Although only barest mention of its existence has been made, the Navy has a sort of "atomic dog-tag" to identify radiation victims. Like photographic film, this metal tag is treated chemically so that it will react to radiation. When a fatal dose has been received, the dog-tag shows it by turning blue. It will be of little help to a potential victim during the time radiation is at work. But for doctors working in an atomic disaster area it would be a valuable guide. They wouldn't waste time in trying to save those whose dog-tags were bright blue, but would concentrate on those whose tags were near-white or only pale blue.
 A chemical detector no bigger than a book of matches. |
As is only too apparent to the officials planning atomic defense, these instruments and detectors for the home and the private citizen are all still "under development," or "being studied" or "recently invented." The atomic alarm, if such must ever be sounded, must be given by trained radiation monitors using the best equipment at hand: the Geiger counter, the proportional counter, the ionization chamber and photographic films.
Theirs will be a large part of the job of averting panic, for only by quick and accurate information on the extent of radioactivity in an attacked area will a general stampede of the uninjured to parts elsewhere be averted. Decontamination crews will be guided by "Geiger men" when the clean-up begins. Doctors will rely on their instruments in deciding whether or not a leg must be amputated because of invisible contamination in a cut on the toe. The food you eat may be "cleared" by a radiation monitor; certainly the city water you drink will be carefully checked.

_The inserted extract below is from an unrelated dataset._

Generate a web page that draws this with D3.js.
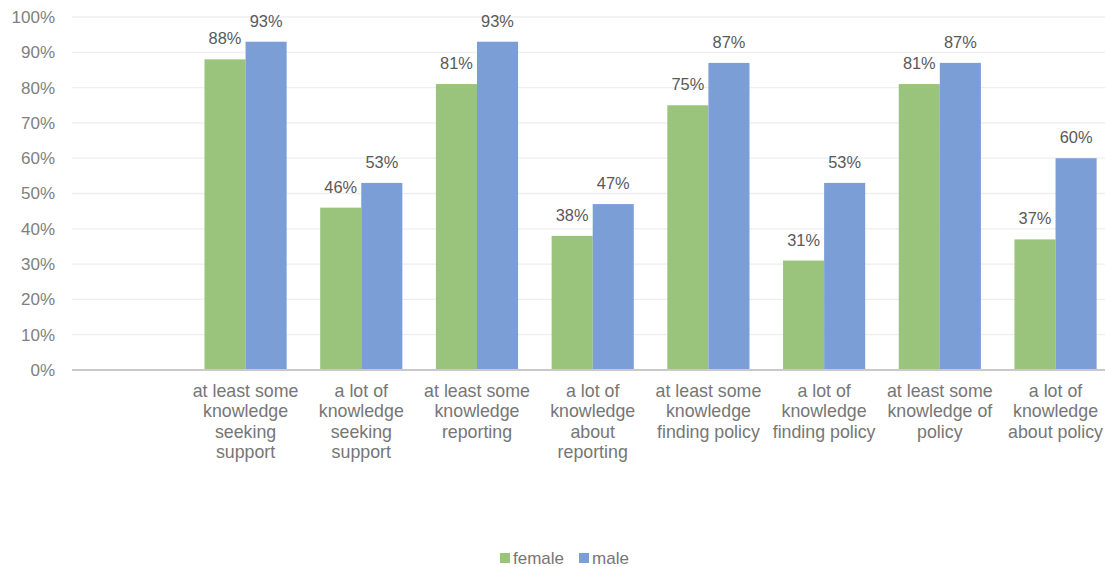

These were the conditions automatically imposed on the world the day the first atomic pile began operating in a University of Chicago squash court. For with the harnessing of atomic energy came an entirely new form of possible injury to the human body -- injury which you cannot see or feel, injury which comes from invisible sources, injury which will kill you if enough is received -- kill you just as dead as a steeljacketed bullet.